An improvement of flow front computation through Bézier shape deformation guaranteeing mass conservation law

Abstract

This paper aims to define the flow front as a continuous curve, in particular a Bezier curve, to reduce the inaccuracies generated by classical Finite Elements (FEM) in the flow front definition. The flow front is used in LCM processes for optimization algorithms, on-line control systems, PPI index and in general for whatever design and correction task. In these algorithms it is commonly used FEM simulation where the flow front is represented as a set of discrete points. This fact introduces an inaccuracy with the real flow front, because is continuous. In addition, the shape of the flow front obtained by FEM simulation differs in a great manner from the smooth shape of the real flow front. This concept was solved in our previous research, [7], where, using a mathematical technique, a Bezier curve is deformed and moved using velocity vectors. This technique is called Bezier Shape Deformation. This work improved the flow front representation but also introduced inaccuracies.

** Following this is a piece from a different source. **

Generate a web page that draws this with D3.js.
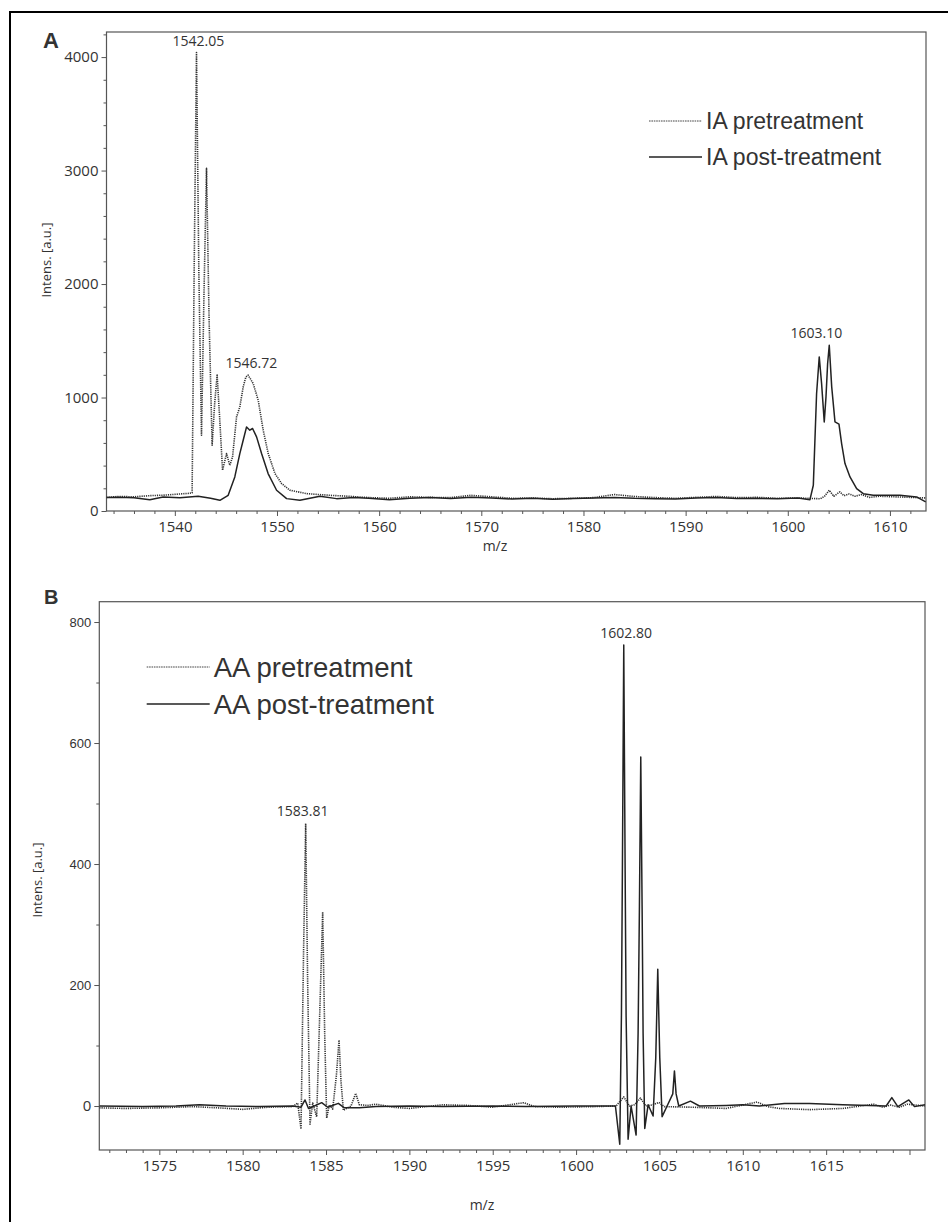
<!DOCTYPE html>
<html>
<head>
<meta charset="utf-8">
<script src="https://cdn.jsdelivr.net/npm/d3@7/dist/d3.min.js"></script>
<style>
  body { margin: 0; background: #fff; }
  svg text { font-family: "Open Sans", sans-serif; fill: #333; }
</style>
</head>
<body>
<svg id="chart" width="948" height="1222"></svg>
<script>
// ---- data, [m/z, intensity] ----
const iaPre = [
  [1533.3, 120], [1534.5, 128], [1536, 125], [1537.5, 135], [1539, 140], [1540.5, 150],
  [1541.3, 155], [1541.69, 160], [1541.9, 2200], [1542.12, 4040], [1542.35, 2100],
  [1542.61, 667], [1542.85, 1900], [1543.1, 3019], [1543.35, 1700], [1543.65, 579],
  [1543.9, 950], [1544.14, 1197], [1544.4, 800], [1544.67, 359], [1545.06, 506],
  [1545.38, 403], [1545.65, 476], [1546.04, 829], [1546.36, 917], [1546.69, 1093],
  [1546.95, 1180], [1547.18, 1197], [1547.67, 1123], [1548.16, 976], [1548.65, 712],
  [1549.14, 506], [1549.8, 330], [1550.45, 242], [1551.26, 183], [1552.9, 153],
  [1555.2, 138], [1557, 130], [1559, 118], [1561, 112], [1563, 125], [1565, 120],
  [1567, 118], [1569, 138], [1571, 125], [1573, 112], [1575, 115], [1577, 108],
  [1579, 112], [1581, 118], [1583, 145], [1585, 128], [1587, 118], [1589, 112],
  [1591, 120], [1593, 128], [1595, 118], [1597, 120], [1599, 112], [1601, 115],
  [1602.5, 110], [1603.2, 108], [1603.6, 130], [1604.06, 183], [1604.5, 130],
  [1605.1, 168], [1605.5, 135], [1606, 150], [1606.6, 130], [1607.2, 145], [1608, 120],
  [1609, 130], [1610.5, 125], [1612, 120], [1613.5, 115]
];

const iaPost = [
  [1533.3, 118], [1534.5, 122], [1536, 116], [1537.55, 100], [1538.85, 124], [1540.5, 116],
  [1542.28, 130], [1543.5, 112], [1544.41, 94], [1545.22, 138], [1545.87, 300],
  [1546.36, 506], [1546.69, 623], [1547.02, 741], [1547.34, 712], [1547.61, 727],
  [1548.0, 653], [1548.49, 506], [1549.13, 330], [1549.96, 183], [1550.94, 109],
  [1552.24, 94], [1554.2, 130], [1555.83, 109], [1557.5, 118], [1559, 112], [1561, 100],
  [1563, 112], [1565, 118], [1567, 110], [1569, 122], [1571, 115], [1573, 105],
  [1575, 112], [1577, 104], [1579, 110], [1581, 115], [1583, 120], [1585, 112],
  [1587, 108], [1589, 105], [1591, 115], [1593, 118], [1595, 110], [1597, 112],
  [1599, 108], [1601, 115], [1602.17, 100], [1602.5, 227], [1602.82, 1035],
  [1603.08, 1358], [1603.31, 1123], [1603.57, 785], [1603.74, 1006], [1603.9, 1300],
  [1604.06, 1461], [1604.3, 1094], [1604.62, 785], [1605.01, 765], [1605.27, 594],
  [1605.6, 418], [1606.09, 300], [1606.74, 198], [1607.39, 153], [1608.37, 138],
  [1609.68, 138], [1610.98, 138], [1612.61, 124], [1613.5, 80]
];

const aaPre = [
  [1571.4, -3], [1573, -4], [1575, -3], [1577, -1], [1578.5, -3], [1580, -5.5],
  [1581.5, -2], [1583, -1], [1583.3, 5], [1583.5, -38], [1583.65, 250], [1583.78, 467],
  [1583.9, 200], [1584.04, -30], [1584.2, 5], [1584.44, -18], [1584.62, 150],
  [1584.8, 321], [1584.92, 120], [1585.04, -20], [1585.2, 2], [1585.4, -5],
  [1585.62, 50], [1585.78, 109], [1585.9, 40], [1586.04, -7], [1586.5, 0],
  [1586.78, 21], [1587.0, 2], [1587.5, 1], [1588, 3], [1589, -2], [1590, -4],
  [1592, 2], [1593.5, 1], [1595, -2], [1596.86, 5.5], [1597.5, -1], [1599, -2],
  [1601, -1], [1602.4, 0], [1602.86, 15], [1603.2, 0], [1603.5, 2], [1603.86, 13],
  [1604.2, 0], [1604.6, 2], [1604.96, 6], [1605.3, -1], [1607, -2], [1609, -4],
  [1610.86, 6.6], [1611.5, -1], [1612.2, -4], [1614, -6], [1615, -5], [1616, -4],
  [1617.86, 3], [1618.4, -2], [1618.86, 1.5], [1619.4, -2], [1619.86, 3], [1620.93, 0]
];

const aaPost = [
  [1571.4, 0], [1574, -1], [1576, 0], [1577.4, 2], [1579, 0], [1581, -1], [1583, 0],
  [1583.5, -2], [1583.74, 10], [1583.95, -4], [1584.3, 0], [1584.74, 5.5],
  [1585.1, -2], [1585.74, 4.4], [1586.1, -3], [1587, -3], [1588, -1], [1590, 0],
  [1592, -1], [1595, 0], [1597, -1], [1600, 0], [1602.36, 0], [1602.62, -63],
  [1602.72, 150], [1602.78, 400], [1602.86, 762], [1602.94, 400], [1603.0, 150],
  [1603.12, -55], [1603.3, 0], [1603.6, -48], [1603.72, 120], [1603.8, 330],
  [1603.88, 577], [1603.96, 330], [1604.02, 120], [1604.12, -37], [1604.32, 2],
  [1604.62, -16.5], [1604.78, 80], [1604.9, 226], [1605.02, 80], [1605.16, -17.6],
  [1605.46, 0], [1605.8, 20], [1605.9, 58], [1606.0, 20], [1606.16, 0], [1606.86, 8],
  [1607.4, 0], [1609, 1], [1610, 2], [1611, 0], [1612.5, 4], [1614, 4], [1616, 2],
  [1618.6, 0], [1618.94, 14], [1619.3, -1], [1619.96, 10], [1620.3, -1], [1620.93, 2]
];

// axis ticks
const xMajorA = [1540, 1550, 1560, 1570, 1580, 1590, 1600, 1610];
const yMajorA = [0, 1000, 2000, 3000, 4000];
const xMajorB = [1575, 1580, 1585, 1590, 1595, 1600, 1605, 1610, 1615, 1620];
const yMajorB = [0, 200, 400, 600, 800];

// peak annotations
const peaksA = [
  { label: "1542.05", mz: 1542.3, value: 4040 },
  { label: "1546.72", mz: 1547.5, value: 1197 },
  { label: "1603.10", mz: 1602.8, value: 1461 }
];
const peaksB = [
  { label: "1583.81", mz: 1583.6, value: 467 },
  { label: "1602.80", mz: 1603.0, value: 762 }
];

const svg = d3.select("#chart");

// outer frame (right / bottom edges fall off the picture)
svg.append("rect")
  .attr("x", 10).attr("y", 12)
  .attr("width", 960).attr("height", 1240)
  .attr("fill", "none").attr("stroke", "#000").attr("stroke-width", 2);

const spectrumPanel = (selection, props) => {
  const { id, box, xDomain, yDomain, xMajor, xMinor, yMajor, yMinor,
    xHide, series, peaks, legend, letter, yTickFont, xLabelPos, yLabelPos } = props;

  const x = d3.scaleLinear().domain(xDomain).range([box.left, box.right]);
  const y = d3.scaleLinear().domain(yDomain).range([box.bottom, box.top]);

  const g = selection.append("g").attr("class", "panel-" + id);

  g.append("clipPath").attr("id", "clip-" + id)
    .append("rect")
    .attr("x", box.left).attr("y", box.top)
    .attr("width", box.right - box.left).attr("height", box.bottom - box.top);

  // minor ticks
  g.append("g")
    .attr("transform", `translate(0,${box.bottom})`)
    .call(d3.axisBottom(x).tickValues(xMinor).tickSize(3).tickFormat(""))
    .call((a) => a.select(".domain").remove());
  g.append("g")
    .attr("transform", `translate(${box.left},0)`)
    .call(d3.axisLeft(y).tickValues(yMinor).tickSize(3).tickFormat(""))
    .call((a) => a.select(".domain").remove());

  // major ticks
  const xAxisG = g.append("g")
    .attr("transform", `translate(0,${box.bottom})`)
    .call(d3.axisBottom(x).tickValues(xMajor).tickSize(5).tickPadding(5)
      .tickFormat((d) => (xHide.includes(d) ? "" : d3.format("d")(d))));
  xAxisG.select(".domain").remove();
  xAxisG.selectAll("text").style("font-size", "15px").attr("fill", "#333");

  const yAxisG = g.append("g")
    .attr("transform", `translate(${box.left},0)`)
    .call(d3.axisLeft(y).tickValues(yMajor).tickSize(5).tickPadding(3)
      .tickFormat(d3.format("d")));
  yAxisG.select(".domain").remove();
  yAxisG.selectAll("text")
    .style("font-size", (d) => (d === 0 ? "15px" : yTickFont.size))
    .style("font-family", (d) => (d === 0 ? "Open Sans" : yTickFont.family))
    .attr("fill", "#333");

  g.selectAll(".tick line").attr("stroke", "#555");

  // frame
  g.append("rect")
    .attr("x", box.left).attr("y", box.top)
    .attr("width", box.right - box.left).attr("height", box.bottom - box.top)
    .attr("fill", "none").attr("stroke", "#555").attr("stroke-width", 1.2);

  // spectra
  const line = d3.line().x((d) => x(d[0])).y((d) => y(d[1]));
  g.append("g").attr("clip-path", `url(#clip-${id})`)
    .selectAll("path")
    .data(series)
    .enter()
    .append("path")
    .attr("d", (s) => line(s.values))
    .attr("fill", "none")
    .attr("stroke", (s) => (s.dashed ? "#333" : "#222"))
    .attr("stroke-width", (s) => (s.dashed ? 1.6 : 1.5))
    .attr("stroke-dasharray", (s) => (s.dashed ? "1.2,1" : null))
    .attr("stroke-linejoin", "round");

  // peak labels
  g.selectAll(".peak")
    .data(peaks)
    .enter()
    .append("text")
    .attr("class", "peak")
    .attr("x", (d) => x(d.mz))
    .attr("y", (d) => y(d.value) - 7)
    .attr("text-anchor", "middle")
    .style("font-size", "14px")
    .text((d) => d.label);

  // axis titles
  g.append("text")
    .attr("x", xLabelPos[0]).attr("y", xLabelPos[1])
    .attr("text-anchor", "middle")
    .style("font-size", "14px")
    .text("m/z");
  g.append("text")
    .attr("transform", `translate(${yLabelPos[0]},${yLabelPos[1]}) rotate(-90)`)
    .attr("text-anchor", "middle")
    .style("font-size", "13px")
    .text("Intens. [a.u.]");

  // legend
  const lg = g.append("g");
  legend.items.forEach((item, i) => {
    const ly = legend.y + i * legend.step;
    lg.append("line")
      .attr("x1", legend.x).attr("x2", legend.x + legend.len)
      .attr("y1", ly).attr("y2", ly)
      .attr("stroke", item.dashed ? "#444" : "#222")
      .attr("stroke-width", item.dashed ? 1 : 1.3)
      .attr("stroke-dasharray", item.dashed ? "1.6,0.8" : null);
    lg.append("text")
      .attr("x", legend.x + legend.len + 4)
      .attr("y", ly)
      .attr("dy", "0.35em")
      .style("font-family", "'Liberation Sans', Arial, sans-serif")
      .style("font-size", legend.size)
      .attr("fill", "#111")
      .text(item.name);
  });

  // panel letter
  g.append("text")
    .attr("x", letter.x).attr("y", letter.y)
    .style("font-family", "'Liberation Sans', Arial, sans-serif")
    .style("font-weight", "bold")
    .style("font-size", letter.size)
    .attr("fill", "#000")
    .text(letter.text);
};

// minor tick lists
const xMinorA = d3.range(1534, 1614, 2).filter((v) => v % 10 !== 0);
const yMinorA = d3.range(200, 4201, 200).filter((v) => v % 1000 !== 0);
const xMinorB = d3.range(1572, 1621, 1).filter((v) => v % 5 !== 0);
const yMinorB = [100, 300, 500, 700];

svg.call(spectrumPanel, {
  id: "A",
  box: { left: 106.5, right: 926, top: 32, bottom: 511 },
  xDomain: [1533.31, 1613.53],
  yDomain: [0, 4221],
  xMajor: xMajorA, xMinor: xMinorA, yMajor: yMajorA, yMinor: yMinorA,
  xHide: [],
  yTickFont: { size: "15px", family: "Open Sans" },
  series: [
    { name: "IA pretreatment", values: iaPre, dashed: true },
    { name: "IA post-treatment", values: iaPost, dashed: false }
  ],
  peaks: peaksA,
  legend: {
    x: 649, y: 121, step: 36, len: 53, size: "23px",
    items: [
      { name: "IA pretreatment", dashed: true },
      { name: "IA post-treatment", dashed: false }
    ]
  },
  letter: { text: "A", x: 43, y: 48, size: "22px" },
  xLabelPos: [495, 551],
  yLabelPos: [51, 260]
});

svg.call(spectrumPanel, {
  id: "B",
  box: { left: 99.3, right: 925, top: 601.7, bottom: 1150 },
  xDomain: [1571.4, 1620.93],
  yDomain: [-72.7, 833.6],
  xMajor: xMajorB, xMinor: xMinorB, yMajor: yMajorB, yMinor: yMinorB,
  xHide: [1620],
  yTickFont: { size: "13px", family: "'Liberation Sans', Arial, sans-serif" },
  series: [
    { name: "AA pretreatment", values: aaPre, dashed: true },
    { name: "AA post-treatment", values: aaPost, dashed: false }
  ],
  peaks: peaksB,
  legend: {
    x: 146.7, y: 667, step: 37, len: 63, size: "27.5px",
    items: [
      { name: "AA pretreatment", dashed: true },
      { name: "AA post-treatment", dashed: false }
    ]
  },
  letter: { text: "B", x: 44, y: 604, size: "20px" },
  xLabelPos: [482, 1210],
  yLabelPos: [42, 880]
});
</script>
</body>
</html>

In particular, the area enclosed between two Bezier curves, the flow front in different time instants, do not corresponds to the resins amount introduced in this range of time. To solve it, in the present research it is guaranteed the mass conservation law. Hence, it is introduced the required enclosed area in the mathematical technique to guarantee that not only velocity vectors has an influence in the Bezier curve deformation.